• **The task**:
Extract from the listing each line in which the word "this" appears.

• **Data to process**:

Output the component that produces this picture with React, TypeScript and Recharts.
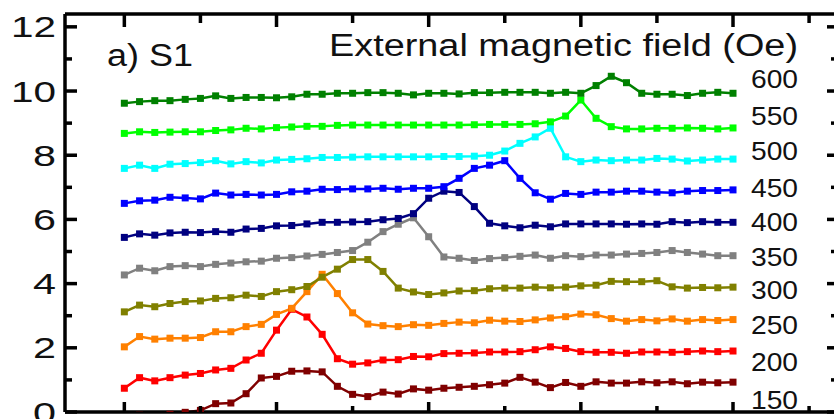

---

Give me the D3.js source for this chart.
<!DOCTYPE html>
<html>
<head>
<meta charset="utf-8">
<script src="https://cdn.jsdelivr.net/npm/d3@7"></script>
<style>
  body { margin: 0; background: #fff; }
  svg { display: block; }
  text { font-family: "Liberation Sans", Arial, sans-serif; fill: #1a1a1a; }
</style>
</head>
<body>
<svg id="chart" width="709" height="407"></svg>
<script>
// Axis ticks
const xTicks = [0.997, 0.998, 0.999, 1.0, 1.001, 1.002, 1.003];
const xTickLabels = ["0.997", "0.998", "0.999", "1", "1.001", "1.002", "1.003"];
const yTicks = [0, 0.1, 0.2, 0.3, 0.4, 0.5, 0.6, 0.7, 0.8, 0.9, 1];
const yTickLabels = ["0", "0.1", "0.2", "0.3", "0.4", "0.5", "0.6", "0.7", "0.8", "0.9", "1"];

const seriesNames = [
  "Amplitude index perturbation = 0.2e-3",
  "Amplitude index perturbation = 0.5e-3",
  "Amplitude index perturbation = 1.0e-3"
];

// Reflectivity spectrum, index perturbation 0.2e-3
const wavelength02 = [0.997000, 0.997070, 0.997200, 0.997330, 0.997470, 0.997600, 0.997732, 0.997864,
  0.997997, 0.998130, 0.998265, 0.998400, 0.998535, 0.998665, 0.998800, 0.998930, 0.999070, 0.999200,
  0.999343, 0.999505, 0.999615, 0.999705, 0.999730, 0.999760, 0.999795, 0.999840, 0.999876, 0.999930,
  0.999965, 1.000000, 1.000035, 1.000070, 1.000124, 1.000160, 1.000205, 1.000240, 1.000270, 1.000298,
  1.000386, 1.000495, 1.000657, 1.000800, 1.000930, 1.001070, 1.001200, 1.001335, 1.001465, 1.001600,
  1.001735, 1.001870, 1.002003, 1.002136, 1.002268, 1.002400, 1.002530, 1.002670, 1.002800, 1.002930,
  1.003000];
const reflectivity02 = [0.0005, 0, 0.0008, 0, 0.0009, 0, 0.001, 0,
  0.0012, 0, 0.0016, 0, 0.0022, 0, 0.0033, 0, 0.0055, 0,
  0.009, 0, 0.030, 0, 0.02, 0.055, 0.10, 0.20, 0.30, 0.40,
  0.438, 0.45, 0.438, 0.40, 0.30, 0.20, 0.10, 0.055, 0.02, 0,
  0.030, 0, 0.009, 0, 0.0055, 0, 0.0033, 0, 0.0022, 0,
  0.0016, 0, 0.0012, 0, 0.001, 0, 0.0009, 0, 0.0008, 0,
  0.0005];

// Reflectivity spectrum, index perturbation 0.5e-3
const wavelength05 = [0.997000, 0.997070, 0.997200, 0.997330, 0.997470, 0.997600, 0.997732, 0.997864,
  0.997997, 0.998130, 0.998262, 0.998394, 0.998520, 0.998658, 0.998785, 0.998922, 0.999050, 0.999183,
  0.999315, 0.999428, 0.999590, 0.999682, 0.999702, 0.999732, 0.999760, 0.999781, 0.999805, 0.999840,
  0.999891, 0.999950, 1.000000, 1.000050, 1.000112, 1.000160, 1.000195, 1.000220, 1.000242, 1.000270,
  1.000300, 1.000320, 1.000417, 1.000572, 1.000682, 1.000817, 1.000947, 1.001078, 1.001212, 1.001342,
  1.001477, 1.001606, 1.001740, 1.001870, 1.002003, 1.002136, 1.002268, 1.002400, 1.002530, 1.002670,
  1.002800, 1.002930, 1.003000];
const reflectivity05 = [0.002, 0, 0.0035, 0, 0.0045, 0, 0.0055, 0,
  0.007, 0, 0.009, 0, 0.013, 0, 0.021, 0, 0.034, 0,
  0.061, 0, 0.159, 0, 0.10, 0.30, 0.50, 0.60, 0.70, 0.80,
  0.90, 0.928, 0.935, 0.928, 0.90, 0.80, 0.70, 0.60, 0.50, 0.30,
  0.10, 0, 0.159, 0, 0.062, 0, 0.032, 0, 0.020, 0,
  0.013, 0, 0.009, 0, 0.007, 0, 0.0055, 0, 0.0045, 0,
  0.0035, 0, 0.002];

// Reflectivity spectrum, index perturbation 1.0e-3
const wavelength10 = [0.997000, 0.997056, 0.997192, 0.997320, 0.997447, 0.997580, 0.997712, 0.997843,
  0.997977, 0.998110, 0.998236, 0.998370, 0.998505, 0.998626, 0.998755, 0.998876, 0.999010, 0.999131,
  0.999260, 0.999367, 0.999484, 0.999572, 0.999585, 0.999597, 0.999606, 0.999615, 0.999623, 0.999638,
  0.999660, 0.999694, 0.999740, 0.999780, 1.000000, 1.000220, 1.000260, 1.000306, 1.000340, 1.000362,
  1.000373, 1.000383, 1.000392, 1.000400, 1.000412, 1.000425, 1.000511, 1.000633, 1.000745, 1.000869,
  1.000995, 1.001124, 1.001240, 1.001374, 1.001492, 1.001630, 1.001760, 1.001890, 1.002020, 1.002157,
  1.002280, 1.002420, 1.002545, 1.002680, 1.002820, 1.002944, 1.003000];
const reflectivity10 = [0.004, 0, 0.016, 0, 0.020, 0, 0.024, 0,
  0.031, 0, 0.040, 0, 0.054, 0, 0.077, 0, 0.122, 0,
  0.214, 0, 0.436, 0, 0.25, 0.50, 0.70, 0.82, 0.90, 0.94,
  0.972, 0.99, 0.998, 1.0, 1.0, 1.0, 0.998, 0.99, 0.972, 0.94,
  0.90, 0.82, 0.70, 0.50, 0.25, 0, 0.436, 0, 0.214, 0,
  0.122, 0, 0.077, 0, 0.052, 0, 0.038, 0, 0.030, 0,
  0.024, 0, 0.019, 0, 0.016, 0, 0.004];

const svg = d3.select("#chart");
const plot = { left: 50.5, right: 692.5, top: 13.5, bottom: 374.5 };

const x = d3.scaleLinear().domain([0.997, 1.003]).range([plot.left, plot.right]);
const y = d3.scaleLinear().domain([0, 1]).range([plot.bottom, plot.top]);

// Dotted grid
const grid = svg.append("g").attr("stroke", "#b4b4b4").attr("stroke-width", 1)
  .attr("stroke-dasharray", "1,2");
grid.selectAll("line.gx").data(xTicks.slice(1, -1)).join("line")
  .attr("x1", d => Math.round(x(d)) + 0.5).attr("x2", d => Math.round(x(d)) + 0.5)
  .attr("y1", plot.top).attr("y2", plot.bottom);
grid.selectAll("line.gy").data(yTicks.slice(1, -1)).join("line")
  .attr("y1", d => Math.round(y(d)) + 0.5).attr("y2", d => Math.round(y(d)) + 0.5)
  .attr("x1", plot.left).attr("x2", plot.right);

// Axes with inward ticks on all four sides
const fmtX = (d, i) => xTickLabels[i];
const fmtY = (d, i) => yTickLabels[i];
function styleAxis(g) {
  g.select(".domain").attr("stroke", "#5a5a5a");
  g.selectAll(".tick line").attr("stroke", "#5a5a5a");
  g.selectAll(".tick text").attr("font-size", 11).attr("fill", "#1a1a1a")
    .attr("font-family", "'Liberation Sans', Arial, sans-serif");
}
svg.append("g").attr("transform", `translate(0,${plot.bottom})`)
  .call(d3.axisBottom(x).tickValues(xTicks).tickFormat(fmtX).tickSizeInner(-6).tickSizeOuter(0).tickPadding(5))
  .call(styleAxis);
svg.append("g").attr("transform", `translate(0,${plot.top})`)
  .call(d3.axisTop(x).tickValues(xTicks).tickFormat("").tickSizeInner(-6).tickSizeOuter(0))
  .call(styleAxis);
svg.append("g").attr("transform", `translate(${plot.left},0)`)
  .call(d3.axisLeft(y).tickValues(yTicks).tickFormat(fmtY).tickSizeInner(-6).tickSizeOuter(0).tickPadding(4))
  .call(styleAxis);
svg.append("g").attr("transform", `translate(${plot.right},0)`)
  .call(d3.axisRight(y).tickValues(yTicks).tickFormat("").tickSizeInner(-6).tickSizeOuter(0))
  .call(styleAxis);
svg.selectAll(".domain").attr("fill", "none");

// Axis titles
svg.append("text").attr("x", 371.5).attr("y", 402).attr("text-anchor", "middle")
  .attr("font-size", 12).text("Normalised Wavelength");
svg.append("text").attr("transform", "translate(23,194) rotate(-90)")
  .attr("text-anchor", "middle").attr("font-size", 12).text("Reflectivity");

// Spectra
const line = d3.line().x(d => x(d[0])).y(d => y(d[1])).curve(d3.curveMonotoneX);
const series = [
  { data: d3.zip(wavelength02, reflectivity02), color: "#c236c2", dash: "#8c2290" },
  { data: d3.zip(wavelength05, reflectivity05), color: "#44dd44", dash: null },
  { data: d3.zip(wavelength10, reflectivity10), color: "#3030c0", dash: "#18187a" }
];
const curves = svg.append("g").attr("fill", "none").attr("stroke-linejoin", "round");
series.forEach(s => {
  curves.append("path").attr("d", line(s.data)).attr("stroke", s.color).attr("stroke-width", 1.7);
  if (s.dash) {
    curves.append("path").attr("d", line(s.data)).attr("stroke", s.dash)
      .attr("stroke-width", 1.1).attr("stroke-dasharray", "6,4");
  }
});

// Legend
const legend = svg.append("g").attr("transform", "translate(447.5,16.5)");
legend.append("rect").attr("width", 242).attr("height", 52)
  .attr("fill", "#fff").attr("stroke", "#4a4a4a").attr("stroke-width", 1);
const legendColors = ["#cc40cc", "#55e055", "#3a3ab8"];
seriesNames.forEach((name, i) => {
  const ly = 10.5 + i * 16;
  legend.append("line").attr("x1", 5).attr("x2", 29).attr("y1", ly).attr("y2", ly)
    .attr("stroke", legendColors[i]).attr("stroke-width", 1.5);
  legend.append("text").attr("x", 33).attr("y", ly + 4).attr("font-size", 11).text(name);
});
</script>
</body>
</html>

• **Full answer**:
Output the component that produces this picture with React, TypeScript and Recharts.
Give me the D3.js source for this chart.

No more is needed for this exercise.